A couple of years ago, we  bought an unnecessarily large fridge from Sears, which should change its slogan to: Where Americans Suffer Thoughtless Customer Service Procedures. Every time our adhesive service contract comes up for renewal, whoever answers the phone is asked whether she can speak to “Mr. or Mrs. Culhane.” Every time,  we tell the voice that this is a same-sex household1 and that we’ve told them this before. The reaction: “I’m sorry, but that’s the way we are required to speak.”

Really? In 2009? Yes; and Sears is  hardly the only company from whom we’ve gotten this treatment. There’s nothing sinister about it, and it comes even at the hands of other gays: When I told my retirement portfolio counselor about my “spouse,” she then proceeded to ask a question about “her.” (When I corrected her, she quickly disclosed that she “also was gay.”)

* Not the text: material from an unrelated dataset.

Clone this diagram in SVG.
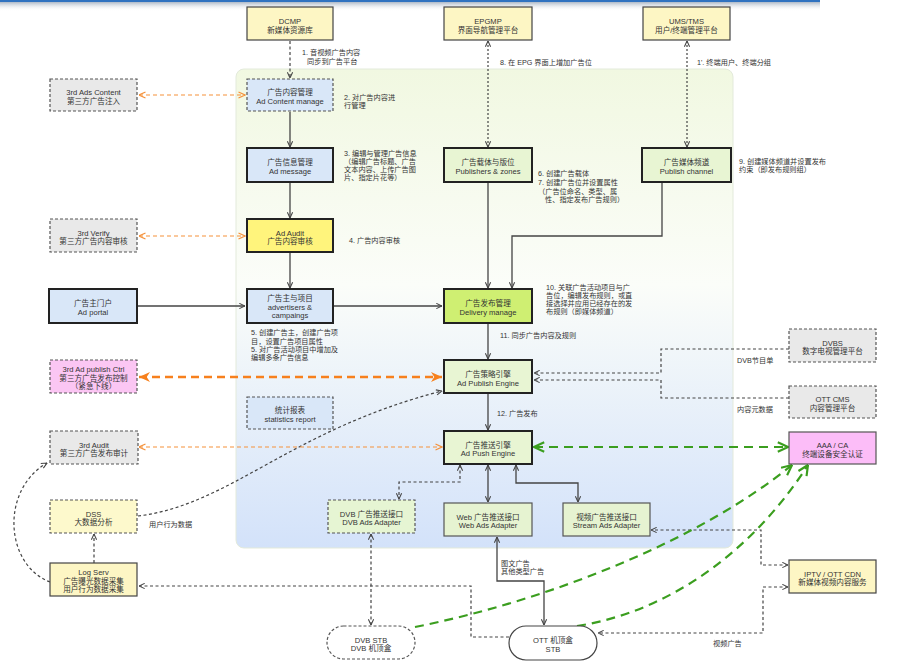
<svg xmlns="http://www.w3.org/2000/svg" width="913" height="666" viewBox="0 0 913 666">
<defs>
<linearGradient id="panelG" x1="0" y1="0" x2="0" y2="1">
<stop offset="0" stop-color="#f1f8e1"/>
<stop offset="0.45" stop-color="#fbfdf9"/>
<stop offset="1" stop-color="#d3e2fa"/>
</linearGradient>
<linearGradient id="shadowG" x1="0" y1="0" x2="0" y2="1">
<stop offset="0" stop-color="#8a9bb0" stop-opacity="0.7"/>
<stop offset="1" stop-color="#ffffff" stop-opacity="0"/>
</linearGradient>
<marker id="ak" viewBox="0 0 8 8" refX="7.5" refY="4" markerWidth="7" markerHeight="7" markerUnits="userSpaceOnUse" orient="auto-start-reverse">
<path d="M1,1 L7.5,4 L1,7" fill="none" stroke="#444" stroke-width="1.2"/>
</marker>
<marker id="ao" viewBox="0 0 8 8" refX="7.5" refY="4" markerWidth="8" markerHeight="8" markerUnits="userSpaceOnUse" orient="auto-start-reverse">
<path d="M1,1 L7.5,4 L1,7" fill="none" stroke="#f5913a" stroke-width="1.2"/>
</marker>
<marker id="ao2" viewBox="0 0 10 10" refX="10" refY="5" markerWidth="11" markerHeight="11" markerUnits="userSpaceOnUse" orient="auto-start-reverse">
<path d="M0,0.5 L10,5 L0,9.5 L3,5 z" fill="#f7801d"/>
</marker>
<marker id="ag" viewBox="0 0 10 10" refX="9.5" refY="5" markerWidth="12" markerHeight="12" markerUnits="userSpaceOnUse" orient="auto-start-reverse">
<path d="M1,1 L9.5,5 L1,9" fill="none" stroke="#3b9e1f" stroke-width="1.8"/>
</marker>
</defs>
<style>
text{font-family:"Liberation Sans","Noto Sans CJK SC",sans-serif;font-size:7.6px;fill:#333}
.n text{text-anchor:middle}
#labels text{font-size:7.2px}
.yl{fill:#fdf6c4;stroke:#444;stroke-width:1.2}
.gy{fill:#e9e9e9;stroke:#555;stroke-width:1.2;stroke-dasharray:3,2}
.bl{fill:#d9e7f8;stroke:#222;stroke-width:2}
.bld{fill:#d9e7f8;stroke:#555;stroke-width:1.2;stroke-dasharray:3,2}
.gr{fill:#e8f5d3;stroke:#222;stroke-width:2}
.grt{fill:#e6f3d1;stroke:#555;stroke-width:1.2}
.grd{fill:#e6f5d3;stroke:#555;stroke-width:1.2;stroke-dasharray:3,2}
.pk{fill:#fbc6f3;stroke:#555;stroke-width:1.2;stroke-dasharray:3,2}
.pks{fill:#fcbdf8;stroke:#555;stroke-width:1.2}
.c path{fill:none}
.s{stroke:#444;stroke-width:1.3}
.d{stroke:#444;stroke-width:1.2;stroke-dasharray:3,2.5}
.dt{stroke:#444;stroke-width:1.2;stroke-dasharray:2,2}
.o1{stroke:#f5913a;stroke-width:1.2;stroke-dasharray:4,3}
.o2{stroke:#f7801d;stroke-width:2.5;stroke-dasharray:8,5}
.g{stroke:#3b9e1f;stroke-width:2.2;stroke-dasharray:9,6}
</style>
<rect x="0" y="2" width="820" height="9" fill="url(#shadowG)"/>
<rect x="0" y="0" width="820" height="2" fill="#2f72c0"/>
<rect x="236" y="69" width="497" height="479" rx="8" fill="url(#panelG)" stroke="#e3eadb" stroke-width="1"/>

<g class="c">
<path class="d" d="M290,41 V78" marker-end="url(#ak)"/>
<path class="o1" d="M139,95 H245" marker-start="url(#ao)" marker-end="url(#ao)"/>
<path class="s" d="M290,112 V147" marker-end="url(#ak)"/>
<path class="s" d="M290,183 V218" marker-end="url(#ak)"/>
<path class="o1" d="M139,236 H245" marker-start="url(#ao)" marker-end="url(#ao)"/>
<path class="s" d="M290,253 V288" marker-end="url(#ak)"/>
<path class="s" d="M138,306 H245" marker-end="url(#ak)"/>
<path class="s" d="M334,306 H442" marker-end="url(#ak)"/>
<path class="dt" d="M488,41 V147" marker-start="url(#ak)" marker-end="url(#ak)"/>
<path class="dt" d="M687,41 V147" marker-start="url(#ak)" marker-end="url(#ak)"/>
<path class="s" d="M488,183 V288" marker-end="url(#ak)"/>
<path class="s" d="M662,183 V236 H512 V288" marker-end="url(#ak)"/>
<path class="s" d="M488,324 V359" marker-end="url(#ak)"/>
<path class="o2" d="M139,377 H442" marker-start="url(#ao2)" marker-end="url(#ao2)"/>
<path class="d" d="M789,349 H661 V373 H534" marker-end="url(#ak)"/>
<path class="d" d="M789,398 H661 V380 H534" marker-end="url(#ak)"/>
<path class="s" d="M488,394 V430" marker-end="url(#ak)"/>
<path class="d" d="M138,516 C230,505 290,430 442,391" marker-end="url(#ak)"/>
<path class="o1" d="M139,447 H442" marker-start="url(#ao)" marker-end="url(#ao)"/>
<path class="g" d="M534,447 H788" marker-start="url(#ag)" marker-end="url(#ag)"/>
<path class="d" d="M50,582 C5,565 0,490 47,463" marker-end="url(#ak)"/>
<path class="d" d="M94,563 V534" marker-end="url(#ak)"/>
<path class="s" d="M488,465 V502" marker-start="url(#ak)" marker-end="url(#ak)"/>
<path class="s" d="M516,465 V483 H578 V502" marker-start="url(#ak)" marker-end="url(#ak)"/>
<path class="d" d="M460,465 V482 H399 V499" marker-start="url(#ak)" marker-end="url(#ak)"/>
<path class="d" d="M371,534 V625" marker-start="url(#ak)" marker-end="url(#ak)"/>
<path class="d" d="M509,637 H471 V586 H139" marker-end="url(#ak)"/>
<path class="s" d="M497,537 V581 H544 V625" marker-start="url(#ak)" marker-end="url(#ak)"/>
<path class="d" d="M788,565 H761 V530 H651" marker-start="url(#ak)" marker-end="url(#ak)"/>
<path class="d" d="M788,587 H763 V633 H598" marker-start="url(#ak)" marker-end="url(#ak)"/>
<path class="g" d="M415,627 C550,600 700,540 792,465" marker-end="url(#ag)"/>
<path class="g" d="M577,626 C680,610 760,540 808,465" marker-end="url(#ag)"/>
</g>

<g class="n" id="dcmp"><rect class="yl" x="247" y="7" width="86" height="33"/><text x="290" y="24">DCMP</text><text x="290" y="32.5">新媒体资源库</text></g>
<g class="n" id="epgmp"><rect class="yl" x="444" y="7" width="88" height="33"/><text x="488" y="24">EPGMP</text><text x="488" y="32.5">界面导航管理平台</text></g>
<g class="n" id="ums"><rect class="yl" x="643" y="7" width="87" height="33"/><text x="686.5" y="24">UMS/TMS</text><text x="686.5" y="32.5">用户/终端管理平台</text></g>
<g class="n" id="ads3rd"><rect class="gy" x="50" y="79" width="87" height="32"/><text x="93.5" y="95">3rd Ads Content</text><text x="93.5" y="103.5">第三方广告注入</text></g>
<g class="n" id="adcontent"><rect class="bld" x="247" y="79" width="86" height="32"/><text x="290" y="95">广告内容管理</text><text x="290" y="103.5">Ad Content manage</text></g>
<g class="n" id="admessage"><rect class="bl" x="247" y="148" width="86" height="34"/><text x="290" y="165">广告信息管理</text><text x="290" y="173.5">Ad message</text></g>
<g class="n" id="verify3rd"><rect class="gy" x="50" y="219" width="87" height="33"/><text x="93.5" y="235.5">3rd Verify</text><text x="93.5" y="244">第三方广告内容审核</text></g>
<g class="n" id="adaudit"><rect x="247" y="219" width="86" height="33" fill="#fff47c" stroke="#222" stroke-width="2"/><text x="290" y="235.5">Ad Audit</text><text x="290" y="244">广告内容审核</text></g>
<g class="n" id="adportal"><rect class="bl" x="49" y="289" width="88" height="34"/><text x="93" y="306">广告主门户</text><text x="93" y="314.5">Ad portal</text></g>
<g class="n" id="advertisers"><rect class="bl" x="247" y="289" width="86" height="34"/><text x="290" y="300.5">广告主与项目</text><text x="290" y="309.5">advertisers &amp;</text><text x="290" y="318">campaings</text></g>
<g class="n" id="publishers"><rect class="gr" x="444" y="148" width="88" height="34"/><text x="488" y="165">广告载体与版位</text><text x="488" y="173.5">Publishers &amp; zones</text></g>
<g class="n" id="channel"><rect class="gr" x="642" y="148" width="89" height="34"/><text x="686.5" y="165">广告媒体频道</text><text x="686.5" y="173.5">Publish channel</text></g>
<g class="n" id="delivery"><rect x="444" y="289" width="88" height="34" fill="#cfef72" stroke="#222" stroke-width="2"/><text x="488" y="306">广告发布管理</text><text x="488" y="314.5">Delivery manage</text></g>
<g class="n" id="publishctrl3rd"><rect class="pk" x="50" y="360" width="87" height="33"/><text x="93.5" y="372">3rd Ad publish Ctrl</text><text x="93.5" y="380.5">第三方广告发布控制</text><text x="93.5" y="389">（紧急下线）</text></g>
<g class="n" id="publishengine"><rect class="gr" x="444" y="360" width="88" height="33"/><text x="488" y="377">广告策略引擎</text><text x="488" y="385.5">Ad Publish Engine</text></g>
<g class="n" id="dvbs"><rect class="gy" x="789" y="329" width="87" height="33"/><text x="832.5" y="345.5">DVBS</text><text x="832.5" y="354">数字电视管理平台</text></g>
<g class="n" id="ottcms"><rect class="gy" x="789" y="386" width="87" height="32"/><text x="832.5" y="402">OTT CMS</text><text x="832.5" y="410.5">内容管理平台</text></g>
<g class="n" id="stats"><rect class="bld" x="247" y="397" width="86" height="32"/><text x="290" y="413">统计报表</text><text x="290" y="421.5">statistics report</text></g>
<g class="n" id="audit3rd"><rect class="gy" x="50" y="431" width="88" height="33"/><text x="94" y="447.5">3rd Audit</text><text x="94" y="456">第三方广告发布审计</text></g>
<g class="n" id="pushengine"><rect class="gr" x="444" y="431" width="88" height="33"/><text x="488" y="447.5">广告推送引擎</text><text x="488" y="456">Ad Push Engine</text></g>
<g class="n" id="aaaca"><rect class="pks" x="789" y="432" width="87" height="32"/><text x="832.5" y="448">AAA / CA</text><text x="832.5" y="456.5">终端设备安全认证</text></g>
<g class="n" id="dss"><rect x="50" y="500" width="87" height="33" fill="#fdf9cc" stroke="#555" stroke-width="1.2" stroke-dasharray="3,2"/><text x="93.5" y="516.5">DSS</text><text x="93.5" y="525">大数据分析</text></g>
<g class="n" id="dvbadapter"><rect class="grd" x="328" y="500" width="87" height="33"/><text x="371.5" y="516.5">DVB 广告推送接口</text><text x="371.5" y="525">DVB Ads Adapter</text></g>
<g class="n" id="webadapter"><rect class="grt" x="444" y="503" width="88" height="33"/><text x="488" y="519.5">Web 广告推送接口</text><text x="488" y="528">Web Ads Adapter</text></g>
<g class="n" id="streamadapter"><rect class="grt" x="563" y="503" width="87" height="33"/><text x="606.5" y="519.5">视频广告推送接口</text><text x="606.5" y="528">Stream Ads  Adapter</text></g>
<g class="n" id="logserv"><rect class="yl" x="50" y="563" width="87" height="33"/><text x="93.5" y="575">Log Serv</text><text x="93.5" y="583.5">广告曝光数据采集</text><text x="93.5" y="592">用户行为数据采集</text></g>
<g class="n" id="iptvcdn"><rect class="yl" x="789" y="560" width="87" height="33"/><text x="832.5" y="576.5">IPTV / OTT CDN</text><text x="832.5" y="585">新媒体视频内容服务</text></g>
<g class="n" id="dvbstb"><rect x="327" y="626" width="88" height="33" rx="16.5" fill="#fff" stroke="#555" stroke-width="1.2" stroke-dasharray="3,2"/><text x="371" y="642.5">DVB STB</text><text x="371" y="651">DVB 机顶盒</text></g>
<g class="n" id="ottstb"><rect x="509" y="626" width="88" height="34" rx="17" fill="#fff" stroke="#444" stroke-width="1.2"/><text x="553" y="643">OTT 机顶盒</text><text x="553" y="651.5">STB</text></g>

<g id="labels">
<text x="302" y="55">1. 音视频广告内容</text><text x="307" y="63.5">同步到广告平台</text>
<text x="344" y="100">2. 对广告内容进</text><text x="344" y="108">行管理</text>
<text x="344" y="156">3. 编辑与管理广告信息</text><text x="344" y="164">（编辑广告标题、广告</text><text x="344" y="172">文本内容、上传广告图</text><text x="344" y="180">片、指定片花等）</text>
<text x="349" y="243">4. 广告内容审核</text>
<text x="251" y="335">5. 创建广告主，创建广告项</text><text x="251" y="343.5">目，设置广告项目属性</text><text x="251" y="351.5">5. 对广告活动项目中增加及</text><text x="251" y="360">编辑多条广告信息</text>
<text x="538" y="176">6. 创建广告载体</text><text x="538" y="185">7. 创建广告位并设置属性</text><text x="538" y="193.5">（广告位命名、类型、属</text><text x="545" y="201.5">性、指定发布广告规则）</text>
<text x="500" y="65">8. 在 EPG 界面上增加广告位</text>
<text x="697" y="65">1'.  终端用户、终端分组</text>
<text x="739" y="163.5">9. 创建媒体频道并设置发布</text><text x="739" y="172">约束（即发布规则组）</text>
<text x="546" y="289.5">10.  关联广告活动项目与广</text><text x="546" y="297.5">告位，编辑发布规则，或直</text><text x="546" y="305.5">接选择并应用已经存在的发</text><text x="546" y="313.5">布规则（即媒体频道）</text>
<text x="500" y="338">11. 同步广告内容及规则</text>
<text x="737" y="363">DVB节目单</text>
<text x="737" y="412">内容元数据</text>
<text x="497" y="415.5">12. 广告发布</text>
<text x="149" y="527">用户行为数据</text>
<text x="501" y="565.5">图文广告</text><text x="501" y="573.5">其他类型广告</text>
<text x="713" y="646">视频广告</text>
</g>
</svg>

What does any of this have to do with Maine? Plenty. If we don’t win today, soon we will. As more and more people realize that the most important political act they can take part in is to be out, out, out, our numbers, proximity, and lives will work their transformative change on an ever-swelling number of our fellow citizens. Things are moving fast, now. It took Mainers three tries to support their state legislature’s sexual orientation anti-discrimination bill. Expect the much more cutting-edge marriage bill to pass either today, or next time.

We are pushing on the wheel of history, and everyone can hear the creak.

  1. Well, we only used the italics this last time.